Is playing experience overrated?

Posted by ESPN.com's Tim Griffin

One thing that my readers will learn is that I absolutely love statistics and rankings. And while the nature of football doesn't lend itself to detailed numbers-crunching study like baseball or even basketball, I'll still let you know about something if I think it's intriguing.

That's why I like the chart that football guru Phil Steele came up with where he broke down team experience rankings in his most recent yearbook.

Steele has developed a scale that gives the most benefit to a team with seniors in the starting lineup or the two-deep, and also accounts for juniors, sophomores and freshman players in the roster.

His system gives a team 3 points for every senior starter, 2 1/2 points for a senior in the two deep, 2 points for junior starters, 1 1/2 points for juniors in the two deep, 1 point for a sophomore starter and 1/2 point for a sophomore in the two deep. He then subtracted 1 point for every freshman starter and 1/2 point for every freshman listed in the two deep.

Here are his rankings for Big 12 teams, ranked in terms of the conference and national rankings.

It's interesting that the most experienced teams in Steele's study were Navy and Army, followed by Memphis, Troy and Hawaii.

The five teams at the bottom are Florida, Texas, Colorado, Boise State and Washington. If I was a gambling man, I'd bet there were more bowl teams among the bottom five at the end of the season than from the top five.

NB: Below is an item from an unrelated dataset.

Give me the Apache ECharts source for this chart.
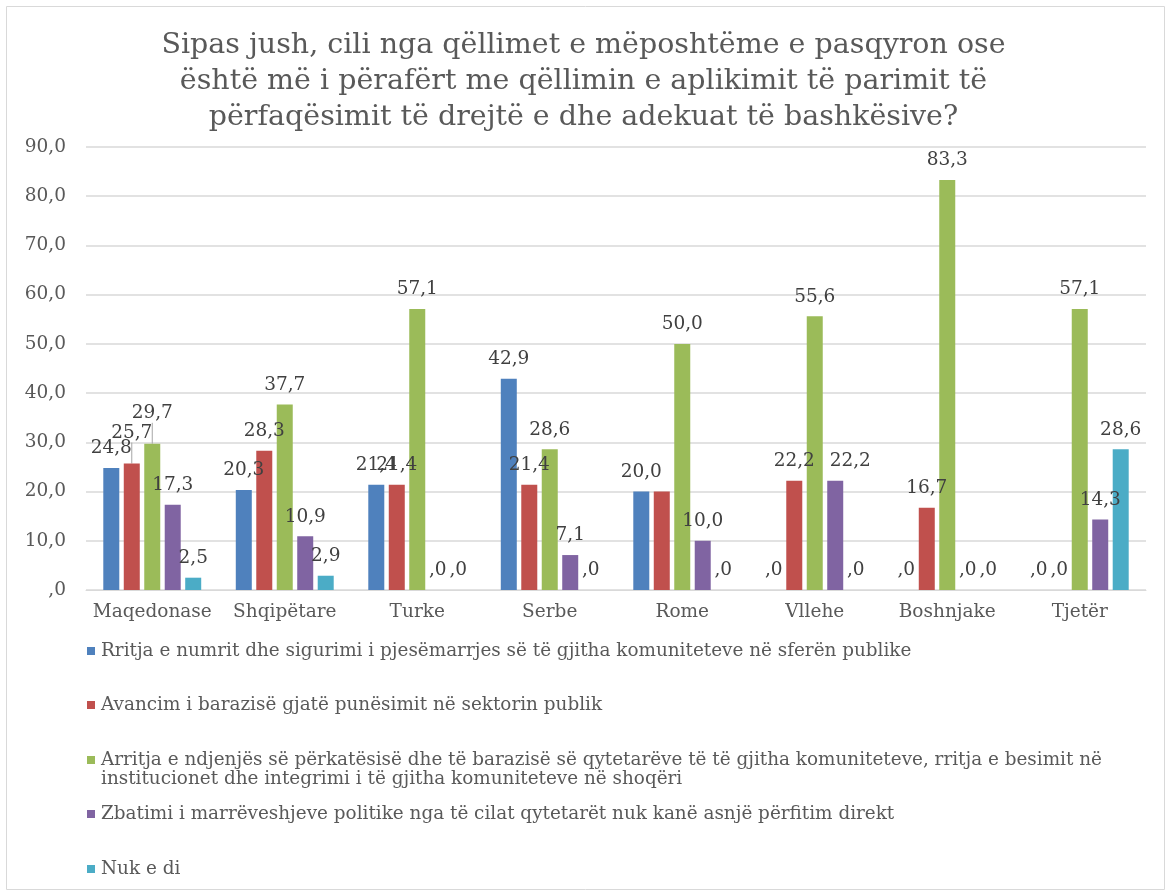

It leads me to believe that experience is overrated. Kansas State and Iowa State will field more experienced teams, but they still likely will be two of the three worst Big 12 teams this season. And Texas and Colorado's young players might be better than most of their older ones. Look for the Buffaloes to get a huge boost from Darrell Scott at tailback and Texas to also get a shot in the arm from a multitude of strong, young players.